Here's the full dataset, and there are other columns. I will subselect a few of them by hand.



In [5]:

    
xvars = ['Self-reported health','Water quality','Quality of support network','GDP per capita']



In [6]:

    
X = np.array(full_country_stats[xvars])
y = np.array(full_country_stats['Life satisfaction'])

I will define the following functions to expedite the LOO risk and the Empirical risk.



In [7]:

    
def loo_risk(X,y,regmod):
    """
    Construct the leave-one-out square error risk for a regression model
    
    Input: design matrix, X, response vector, y, a regression model, regmod
    Output: scalar LOO risk
    """
    loo = LeaveOneOut()
    loo_losses = []
    for train_index, test_index in loo.split(X):
        X_train, X_test = X[train_index], X[test_index]
        y_train, y_test = y[train_index], y[test_index]
        regmod.fit(X_train,y_train)
        y_hat = regmod.predict(X_test)
        loss = np.sum((y_hat - y_test)**2)
        loo_losses.append(loss)
    return np.mean(loo_losses)

def emp_risk(X,y,regmod):
    """
    Return the empirical risk for square error loss
    
    Input: design matrix, X, response vector, y, a regression model, regmod
    Output: scalar empirical risk
    """
    regmod.fit(X,y)
    y_hat = regmod.predict(X)
    return np.mean((y_hat - y)**2)



In [8]:

    
lin1 = linear_model.LinearRegression(fit_intercept=False)
print('LOO Risk: '+ str(loo_risk(X,y,lin1)))
print('Emp Risk: ' + str(emp_risk(X,y,lin1)))









    



LOO Risk: 0.348022001422
Emp Risk: 0.2703035744

As you can see, the empirical risk is much less than the leave-one-out risk! This can happen in more dimensions.

Nearest neighbor regression

Use the method described here: http://scikit-learn.org/stable/modules/generated/sklearn.neighbors.KNeighborsRegressor.html

I have already imported the necessary module, so you just need to use the regression object (like we used LinearRegression)



In [9]:

    
# knn = neighbors.KNeighborsRegressor(n_neighbors=5)

Exercise 1 For each k from 1 to 30 compute the nearest neighbors empirical risk and LOO risk.
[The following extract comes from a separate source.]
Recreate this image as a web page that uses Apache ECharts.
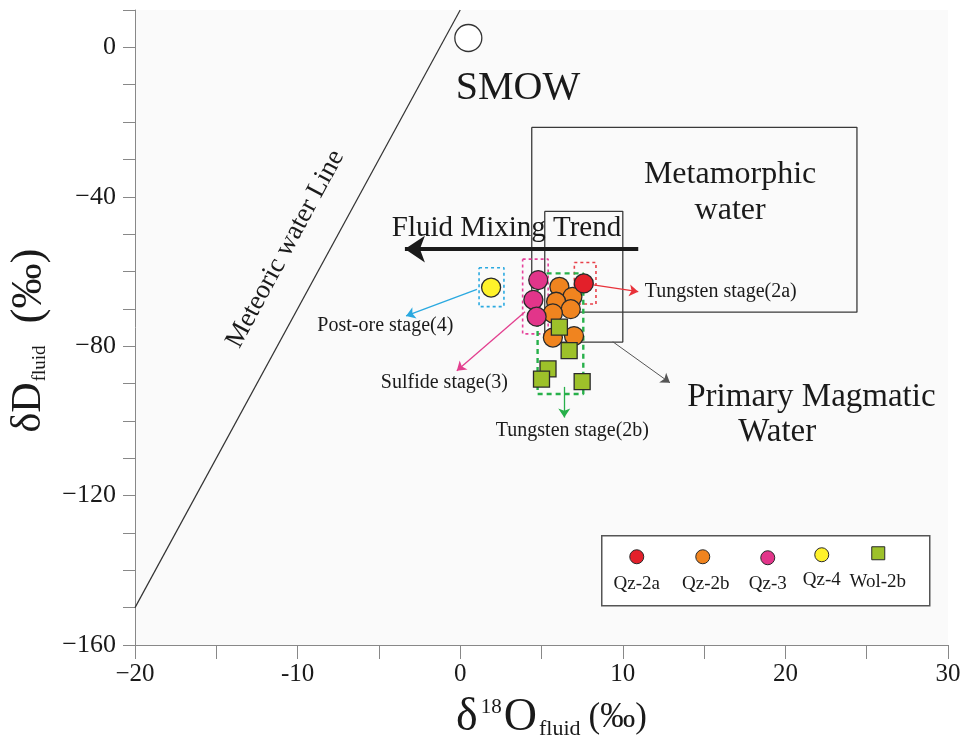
<!DOCTYPE html>
<html><head><meta charset="utf-8">
<script src="https://cdn.jsdelivr.net/npm/echarts@6/dist/echarts.min.js"></script>
<style>html,body{margin:0;padding:0;background:#fff}#c{width:977px;height:747px}</style>
</head><body><div id="c"></div>
<script>
// ---- data (δ18O, δD) ----
const qz2a = [[7.6, -63.2]];
const qz2b = [[6.1, -64.1], [6.9, -66.8], [5.9, -68.1], [6.8, -70.1], [5.7, -71.2], [5.7, -77.7], [7.0, -77.3]];
const qz3 = [[4.8, -62.3], [4.5, -67.6], [4.7, -72.1]];
const qz4 = [[1.9, -64.3]];
const wol2b = [[6.1, -74.9], [6.7, -81.2], [5.4, -86.1], [5.0, -88.8], [7.5, -89.5]];
const smow = [[0.5, 2.5]];
const meteoricLine = [[-20, -150], [0, 10]];
const metamorphicBox = [[4.4, -21.4], [24.4, -70.9]];
const magmaticBox = [[5.2, -43.9], [10.0, -78.9]];
const stage4Box = [[1.16, -59.0], [2.69, -69.4]];
const stage3Box = [[3.84, -56.7], [5.41, -76.7]];
const stage2aBox = [[7.02, -57.6], [8.35, -68.7]];
const stage2bBox = [[4.76, -60.5], [7.57, -92.8]];
const xTickValues = [-20, -10, 0, 10, 20, 30];
const xTickLabels = ['\u221220', '-10', '0', '10', '20', '30'];
const yTickValues = [0, -40, -80, -120, -160];
const yTickLabels = ['0', '\u221240', '\u221280', '\u2212120', '\u2212160'];
const legendNames = ['Qz-2a', 'Qz-2b', 'Qz-3', 'Qz-4', 'Wol-2b'];
// annotation texts with anchor positions in data coords
const annotations = [
  {text: 'SMOW', pos: [3.55, -11.0], size: 40},
  {text: 'Metamorphic\nwater', pos: [16.6, -38.8], size: 32},
  {text: 'Fluid Mixing Trend', pos: [2.85, -48.6], size: 29},
  {text: 'Primary Magmatic', pos: [21.6, -93.6], size: 33},
  {text: 'Water', pos: [19.5, -103.0], size: 33},
  {text: 'Meteoric water Line', pos: [-10.75, -54.0], size: 27, rotate: 61.6},
  {text: 'Tungsten stage(2a)', pos: [11.35, -65.5], size: 20, align: 'left'},
  {text: 'Post-ore stage(4)', pos: [-4.6, -74.6], size: 20},
  {text: 'Sulfide stage(3)', pos: [-0.97, -89.9], size: 20},
  {text: 'Tungsten stage(2b)', pos: [6.9, -102.6], size: 20}
];
const arrows = [
  {from: [10.95, -54.0], to: [-3.4, -54.0], color: '#1a1a1a', width: 4, size: 20},
  {from: [8.18, -63.6], to: [10.95, -65.4], color: '#e8323a', width: 1.3, size: 9},
  {from: [1.03, -64.8], to: [-3.33, -71.9], color: '#2aa9e0', width: 1.3, size: 9},
  {from: [3.99, -70.8], to: [-0.21, -86.6], color: '#e33f8f', width: 1.3, size: 9},
  {from: [6.4, -90.9], to: [6.4, -99.1], color: '#27b04a', width: 1.3, size: 9},
  {from: [9.38, -78.8], to: [12.9, -89.8], color: '#555', width: 1, size: 9}
];

const colors = {qz2a: '#e3202a', qz2b: '#f0841f', qz3: '#e2358a', qz4: '#fff22a', wol: '#9dc12a'};
const FONT = "'Liberation Serif', 'Times New Roman', serif";
const INK = '#1a1a1a';

function rectPath(b) {
  const [[x0, y0], [x1, y1]] = b;
  return [[x0, y0], [x1, y0], [x1, y1], [x0, y1], [x0, y0]];
}
function boxSeries(name, b, color, width, type) {
  return {name, type: 'line', data: rectPath(b), symbol: 'none', silent: true, z: 1,
    lineStyle: {color, width, type}, animation: false};
}
function pointSeries(name, data, color, symbol, size) {
  return {name, type: 'scatter', data, symbol, symbolSize: size, z: 5,
    itemStyle: {color, opacity: 1, borderColor: '#2a2a2a', borderWidth: 1.3}, animation: false};
}

const chart = echarts.init(document.getElementById('c'));
const option = {
  backgroundColor: '#ffffff',
  animation: false,
  grid: {left: 135, right: 29, top: 10, bottom: 102, show: true, backgroundColor: '#fafafa', borderWidth: 0,
    containLabel: false, outerBoundsMode: 'none'},
  xAxis: {
    type: 'value', min: -20, max: 30, interval: 5,
    name: '{d|\u03b4}{sup|18}{d|O}{sub|fluid}{p|(\u2030)}',
    nameLocation: 'middle', nameGap: 50,
    nameTextStyle: {fontFamily: FONT, color: INK, padding: [0, 0, 0, 20], rich: {
      d: {fontSize: 46, fontFamily: FONT, color: INK},
      sup: {fontSize: 21, fontFamily: FONT, color: INK, padding: [0, 2, 22, 3]},
      sub: {fontSize: 22, fontFamily: FONT, color: INK, padding: [22, 8, 0, 2]},
      p: {fontSize: 35, fontFamily: FONT, color: INK}
    }},
    splitLine: {show: false},
    axisLine: {onZero: false, lineStyle: {color: '#888', width: 1}},
    axisTick: {inside: false, length: 14, lineStyle: {color: '#888'}},
    axisLabel: {margin: 17, fontSize: 25, fontFamily: FONT, color: INK,
      formatter: v => { const i = xTickValues.indexOf(v); return i >= 0 ? xTickLabels[i] : ''; }}
  },
  yAxis: {
    type: 'value', min: -160, max: 10, interval: 10,
    name: '{d|\u03b4D}{sub|fluid}{p|(\u2030)}',
    nameLocation: 'middle', nameGap: 76, nameRotate: 90,
    nameTextStyle: {fontFamily: FONT, color: INK, padding: [0, 26, 0, 0], rich: {
      d: {fontSize: 42, fontFamily: FONT, color: INK},
      sub: {fontSize: 19, fontFamily: FONT, color: INK, padding: [22, 22, 0, 1]},
      p: {fontSize: 45, fontFamily: FONT, color: INK}
    }},
    splitLine: {show: false},
    axisLine: {onZero: false, lineStyle: {color: '#888', width: 1}},
    axisTick: {inside: false, length: 12, lineStyle: {color: '#888'}},
    axisLabel: {margin: 19, fontSize: 26, fontFamily: FONT, color: INK,
      formatter: v => { const i = yTickValues.indexOf(v); return i >= 0 ? yTickLabels[i] : ''; }}
  },
  series: [
    {name: 'Meteoric water line', type: 'line', data: meteoricLine, symbol: 'none', silent: true, z: 1,
      lineStyle: {color: '#333', width: 1.2},
      markLine: {silent: true, animation: false, label: {show: false},
        data: arrows.map(a => [
          {coord: a.from, symbol: 'none', lineStyle: {color: a.color, width: a.width, type: 'solid'}},
          {coord: a.to, symbol: 'arrow', symbolSize: a.size}
        ])}},
    boxSeries('Metamorphic water', metamorphicBox, '#3a3a3a', 1.3, 'solid'),
    boxSeries('Primary magmatic water', magmaticBox, '#3a3a3a', 1.3, 'solid'),
    boxSeries('Stage 4', stage4Box, '#2aa9e0', 1.6, [3, 3]),
    boxSeries('Stage 3', stage3Box, '#e5409a', 1.6, [3, 3]),
    boxSeries('Stage 2a', stage2aBox, '#e8404a', 1.6, [3, 3]),
    boxSeries('Stage 2b', stage2bBox, '#27b04a', 2.4, [5, 4]),
    {name: 'SMOW', type: 'scatter', data: smow, symbol: 'circle', symbolSize: 27, z: 3,
      itemStyle: {color: '#ffffff', opacity: 1, borderColor: '#333', borderWidth: 1.3}},
    {name: 'annotations', type: 'scatter', symbolSize: 0, silent: true, z: 4,
      itemStyle: {opacity: 1},
      data: annotations.map(a => ({value: a.pos, label: {
        show: true, position: 'inside', formatter: a.text, fontSize: a.size, fontFamily: FONT,
        color: INK, rotate: a.rotate || 0, align: a.align || 'center', verticalAlign: 'middle',
        lineHeight: Math.round(a.size * 1.12)
      }}))},
    pointSeries('Qz-2b', qz2b, colors.qz2b, 'circle', 19),
    pointSeries('Qz-2a', qz2a, colors.qz2a, 'circle', 19),
    pointSeries('Qz-3', qz3, colors.qz3, 'circle', 19),
    pointSeries('Qz-4', qz4, colors.qz4, 'circle', 19),
    pointSeries('Wol-2b', wol2b, colors.wol, 'rect', 16)
  ],
  graphic: [{
    type: 'group', left: 601, top: 535, children: [
      {type: 'rect', shape: {x: 0, y: 0, width: 328, height: 70}, style: {fill: '#fff', stroke: '#555', lineWidth: 1.5}},
      {type: 'circle', shape: {cx: 35, cy: 21, r: 7}, style: {fill: colors.qz2a, stroke: '#2a2a2a', lineWidth: 1}},
      {type: 'circle', shape: {cx: 101, cy: 21, r: 7}, style: {fill: colors.qz2b, stroke: '#2a2a2a', lineWidth: 1}},
      {type: 'circle', shape: {cx: 166, cy: 22, r: 7}, style: {fill: colors.qz3, stroke: '#2a2a2a', lineWidth: 1}},
      {type: 'circle', shape: {cx: 220, cy: 19, r: 7}, style: {fill: colors.qz4, stroke: '#2a2a2a', lineWidth: 1}},
      {type: 'rect', shape: {x: 270, y: 11, width: 13, height: 13}, style: {fill: colors.wol, stroke: '#2a2a2a', lineWidth: 1}},
      {type: 'text', x: 35, y: 48, style: {text: legendNames[0], font: '19px ' + FONT, fill: INK, textAlign: 'center', textVerticalAlign: 'middle'}},
      {type: 'text', x: 104, y: 48, style: {text: legendNames[1], font: '19px ' + FONT, fill: INK, textAlign: 'center', textVerticalAlign: 'middle'}},
      {type: 'text', x: 166, y: 48, style: {text: legendNames[2], font: '19px ' + FONT, fill: INK, textAlign: 'center', textVerticalAlign: 'middle'}},
      {type: 'text', x: 220, y: 44, style: {text: legendNames[3], font: '19px ' + FONT, fill: INK, textAlign: 'center', textVerticalAlign: 'middle'}},
      {type: 'text', x: 276, y: 46, style: {text: legendNames[4], font: '19px ' + FONT, fill: INK, textAlign: 'center', textVerticalAlign: 'middle'}}
    ]
  }]
};
chart.setOption(option);
</script></body></html>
Plot these as a function of k and reflect on the bias-variance tradeoff here. (Hint: use the previously defined functions)



In [15]:

    
LOOs = []
MSEs = []
K=30
Ks = range(1,K+1)
for k in Ks:
    knn = neighbors.KNeighborsRegressor(n_neighbors=k)
    LOOs.append(loo_risk(X,y,knn))
    MSEs.append(emp_risk(X,y,knn))

plt.plot(Ks,LOOs,'r',label="LOO risk")
plt.title("Risks for kNN Regression")
plt.plot(Ks,MSEs,'b',label="Emp risk")
plt.legend()
_ = plt.xlabel('k')

I decided to see what the performance is for k from 1 to 30. We see that the bias does not dominate until k exceeds 17, the performance is somewhat better for k around 12. This demonstrates that you can't trust the Empirical risk, since it includes the training sample. We can compare this LOO risk to that of linear regression (0.348) and see that it outperforms linear regression.

Exercise 2 Do the same but for the reduced predictor variables below...



In [11]:

    
X1 = np.array(full_country_stats[['Self-reported health']])



In [16]:

    
LOOs = []
MSEs = []
K=30
Ks = range(1,K+1)
for k in Ks:
    knn = neighbors.KNeighborsRegressor(n_neighbors=k)
    LOOs.append(loo_risk(X1,y,knn))
    MSEs.append(emp_risk(X1,y,knn))

plt.plot(Ks,LOOs,'r',label="LOO risk")
plt.title("Risks for kNN Regression")
plt.plot(Ks,MSEs,'b',label="Emp risk")
plt.legend()
_ = plt.xlabel('k')

For this one dimensional nearest neighbor method, we have a more significant cost of overfitting (k small) when the variance dominates.